- WHAT THE TASK REQUIRES
Output nothing but the number of lines that include the word "this".
═══
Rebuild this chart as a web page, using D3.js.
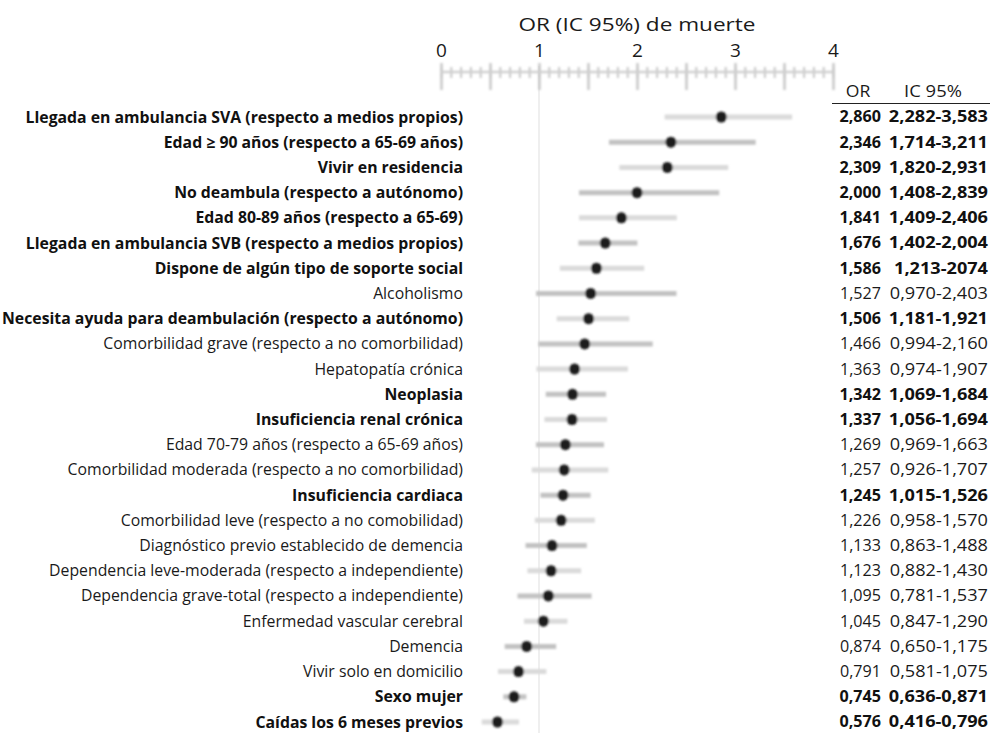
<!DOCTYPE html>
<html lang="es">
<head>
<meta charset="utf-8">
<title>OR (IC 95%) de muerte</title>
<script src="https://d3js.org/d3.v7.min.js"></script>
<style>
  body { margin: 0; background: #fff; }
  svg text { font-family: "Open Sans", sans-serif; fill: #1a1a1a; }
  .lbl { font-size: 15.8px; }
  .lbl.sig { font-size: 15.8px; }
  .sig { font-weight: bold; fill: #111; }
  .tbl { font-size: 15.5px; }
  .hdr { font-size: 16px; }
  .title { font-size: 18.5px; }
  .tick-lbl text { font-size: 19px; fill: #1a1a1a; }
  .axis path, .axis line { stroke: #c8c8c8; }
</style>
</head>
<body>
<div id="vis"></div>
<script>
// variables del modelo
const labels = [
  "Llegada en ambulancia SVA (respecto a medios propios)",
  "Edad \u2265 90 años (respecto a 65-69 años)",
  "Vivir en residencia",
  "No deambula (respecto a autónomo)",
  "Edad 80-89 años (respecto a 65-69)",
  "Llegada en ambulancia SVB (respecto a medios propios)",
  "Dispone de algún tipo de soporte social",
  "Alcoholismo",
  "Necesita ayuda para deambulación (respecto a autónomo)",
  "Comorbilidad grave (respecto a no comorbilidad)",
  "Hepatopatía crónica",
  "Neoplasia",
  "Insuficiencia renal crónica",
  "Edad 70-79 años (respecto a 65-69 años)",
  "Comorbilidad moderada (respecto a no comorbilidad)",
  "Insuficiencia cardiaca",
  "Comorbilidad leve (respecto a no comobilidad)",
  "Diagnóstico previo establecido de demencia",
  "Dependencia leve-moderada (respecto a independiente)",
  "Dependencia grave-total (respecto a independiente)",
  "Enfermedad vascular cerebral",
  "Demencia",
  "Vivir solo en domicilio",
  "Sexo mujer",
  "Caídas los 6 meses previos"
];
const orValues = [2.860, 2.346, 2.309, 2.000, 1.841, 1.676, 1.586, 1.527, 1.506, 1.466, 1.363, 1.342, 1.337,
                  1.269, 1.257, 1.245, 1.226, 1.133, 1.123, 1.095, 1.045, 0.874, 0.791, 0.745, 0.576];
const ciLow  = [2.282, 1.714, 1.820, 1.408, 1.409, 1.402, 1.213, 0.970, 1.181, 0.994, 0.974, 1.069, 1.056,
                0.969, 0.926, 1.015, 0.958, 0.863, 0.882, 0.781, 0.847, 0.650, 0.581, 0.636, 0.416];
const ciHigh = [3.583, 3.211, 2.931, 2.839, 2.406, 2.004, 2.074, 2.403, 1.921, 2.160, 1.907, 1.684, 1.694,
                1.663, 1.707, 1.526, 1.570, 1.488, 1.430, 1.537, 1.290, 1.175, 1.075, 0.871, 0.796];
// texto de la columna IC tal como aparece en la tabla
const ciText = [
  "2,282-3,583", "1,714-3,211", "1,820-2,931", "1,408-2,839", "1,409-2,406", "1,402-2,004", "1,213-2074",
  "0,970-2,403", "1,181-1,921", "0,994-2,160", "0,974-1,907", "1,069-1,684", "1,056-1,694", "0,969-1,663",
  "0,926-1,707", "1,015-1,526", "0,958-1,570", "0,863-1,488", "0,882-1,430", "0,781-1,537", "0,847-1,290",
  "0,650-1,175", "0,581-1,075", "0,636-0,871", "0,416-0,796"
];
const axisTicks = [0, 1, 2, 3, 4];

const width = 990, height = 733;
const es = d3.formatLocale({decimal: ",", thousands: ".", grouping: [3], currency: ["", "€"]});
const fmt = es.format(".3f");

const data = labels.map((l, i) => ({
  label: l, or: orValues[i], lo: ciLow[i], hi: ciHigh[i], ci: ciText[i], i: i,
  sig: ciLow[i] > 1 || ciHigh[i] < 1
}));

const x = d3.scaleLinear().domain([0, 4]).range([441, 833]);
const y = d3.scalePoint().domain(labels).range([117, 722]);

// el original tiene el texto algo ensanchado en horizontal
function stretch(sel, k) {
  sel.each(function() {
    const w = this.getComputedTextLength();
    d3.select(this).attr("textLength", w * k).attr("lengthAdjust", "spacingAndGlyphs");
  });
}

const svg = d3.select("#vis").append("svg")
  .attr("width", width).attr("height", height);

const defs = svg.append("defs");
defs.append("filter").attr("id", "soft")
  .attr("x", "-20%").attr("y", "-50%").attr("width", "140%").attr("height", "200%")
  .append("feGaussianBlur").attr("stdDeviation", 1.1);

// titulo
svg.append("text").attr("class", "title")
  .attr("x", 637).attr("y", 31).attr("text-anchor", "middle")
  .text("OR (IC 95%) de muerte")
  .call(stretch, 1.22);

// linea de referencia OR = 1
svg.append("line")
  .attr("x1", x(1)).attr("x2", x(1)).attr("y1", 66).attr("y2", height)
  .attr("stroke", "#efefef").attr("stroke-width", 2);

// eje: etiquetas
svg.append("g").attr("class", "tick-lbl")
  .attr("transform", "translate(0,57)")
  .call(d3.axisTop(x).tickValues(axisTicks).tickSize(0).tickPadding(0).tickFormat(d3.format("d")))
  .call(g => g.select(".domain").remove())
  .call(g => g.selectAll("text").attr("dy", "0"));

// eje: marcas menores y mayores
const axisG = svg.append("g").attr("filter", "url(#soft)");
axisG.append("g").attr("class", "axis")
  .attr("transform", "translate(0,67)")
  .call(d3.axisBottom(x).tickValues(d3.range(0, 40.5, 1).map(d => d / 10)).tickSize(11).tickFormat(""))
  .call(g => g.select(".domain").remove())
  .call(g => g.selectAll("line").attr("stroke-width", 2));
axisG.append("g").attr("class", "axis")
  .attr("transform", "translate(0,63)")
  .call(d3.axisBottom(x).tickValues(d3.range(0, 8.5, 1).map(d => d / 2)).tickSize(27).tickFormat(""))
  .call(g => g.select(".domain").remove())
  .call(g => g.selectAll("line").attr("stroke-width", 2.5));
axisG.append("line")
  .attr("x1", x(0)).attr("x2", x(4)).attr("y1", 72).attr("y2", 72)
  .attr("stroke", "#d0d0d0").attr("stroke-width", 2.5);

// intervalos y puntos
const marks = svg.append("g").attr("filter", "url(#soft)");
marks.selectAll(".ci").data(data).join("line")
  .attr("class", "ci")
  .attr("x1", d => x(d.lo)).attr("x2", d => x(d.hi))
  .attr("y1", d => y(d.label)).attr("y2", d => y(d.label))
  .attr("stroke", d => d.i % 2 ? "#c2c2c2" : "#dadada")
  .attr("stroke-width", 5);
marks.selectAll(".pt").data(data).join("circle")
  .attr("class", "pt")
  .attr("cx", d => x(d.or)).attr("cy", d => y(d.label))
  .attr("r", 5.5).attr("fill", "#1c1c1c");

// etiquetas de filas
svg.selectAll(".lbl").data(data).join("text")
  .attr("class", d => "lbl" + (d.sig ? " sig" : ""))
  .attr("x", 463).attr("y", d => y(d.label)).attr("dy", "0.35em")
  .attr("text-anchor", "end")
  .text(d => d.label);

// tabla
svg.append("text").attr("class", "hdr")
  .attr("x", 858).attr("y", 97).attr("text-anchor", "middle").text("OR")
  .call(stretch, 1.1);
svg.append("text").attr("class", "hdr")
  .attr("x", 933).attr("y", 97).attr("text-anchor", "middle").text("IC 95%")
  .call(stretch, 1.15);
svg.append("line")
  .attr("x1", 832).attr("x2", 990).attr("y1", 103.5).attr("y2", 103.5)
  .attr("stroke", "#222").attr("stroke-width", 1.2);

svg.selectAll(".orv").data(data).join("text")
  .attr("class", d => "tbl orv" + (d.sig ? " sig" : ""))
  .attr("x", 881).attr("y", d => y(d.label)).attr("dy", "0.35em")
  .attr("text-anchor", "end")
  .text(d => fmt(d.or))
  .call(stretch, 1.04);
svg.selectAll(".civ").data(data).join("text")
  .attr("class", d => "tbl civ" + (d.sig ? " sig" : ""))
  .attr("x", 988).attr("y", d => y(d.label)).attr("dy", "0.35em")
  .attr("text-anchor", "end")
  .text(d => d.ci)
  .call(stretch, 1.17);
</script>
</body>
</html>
═══
- IN RESPONSE
3